Catalytic activity and stability of porous Co–Cu–Mn mixed oxide modified microfibrous-structured ZSM-5 membrane/PSSF catalyst for VOCs oxidation

Abstract

A porous cobalt–copper–manganese mixed oxide modified microfibrous-structured ZSM-5 membrane/PSSF (paper-like sintered stainless steel fibers) catalyst was fabricated by the incipient wetness impregnating method. Catalytic oxidation performances of VOCs in single component (isopropanol or ethyl acetate) and in binary mixtures (isopropanol and toluene, ethyl acetate and toluene) were investigated over the microfibrous-structured ZSM-5 membrane/PSSF catalyst. The stability and durability of the microfibrous-structured ZSM-5 membrane/PSSF catalyst for isopropanol oxidation were also evaluated. The as-synthesized and tested (after being used at 260 °C for 550 h) microfibrous-structured ZSM-5 membrane catalysts have been characterized by a series of techniques including SEM, EDS mapping, XRD, N₂ adsorption–desorption, XPS and H₂-TPR methods.
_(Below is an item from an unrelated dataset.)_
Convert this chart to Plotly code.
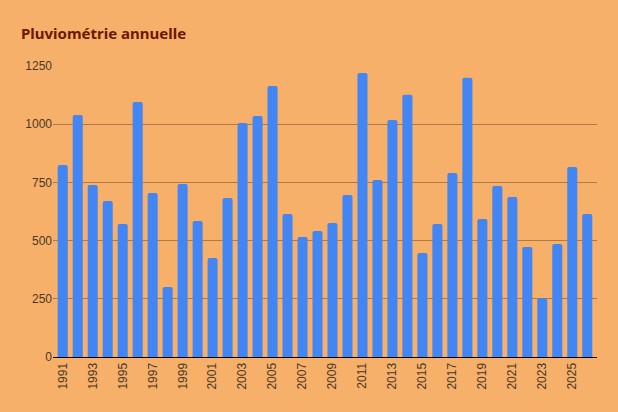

Experimental results indicated that the total destruction of isopropanol or ethyl acetate alone over the microfibrous-structured ZSM-5 membrane/PSSF catalysts can be achieved at a temperature of 280 °C In the case of binary mixtures, the total conversion temperatures for toluene are above 300 °C The porous microfibrous-structured ZSM-5 membrane/PSSF catalyst possesses excellent reaction stability, demonstrating by a high catalytic activity (>90%) during the 550 h long-term catalytic oxidation reaction of isopropanol. After being used at 260 °C for 550 h, the structural and textural properties of the catalyst were changed slightly during the long-term catalytic oxidation process.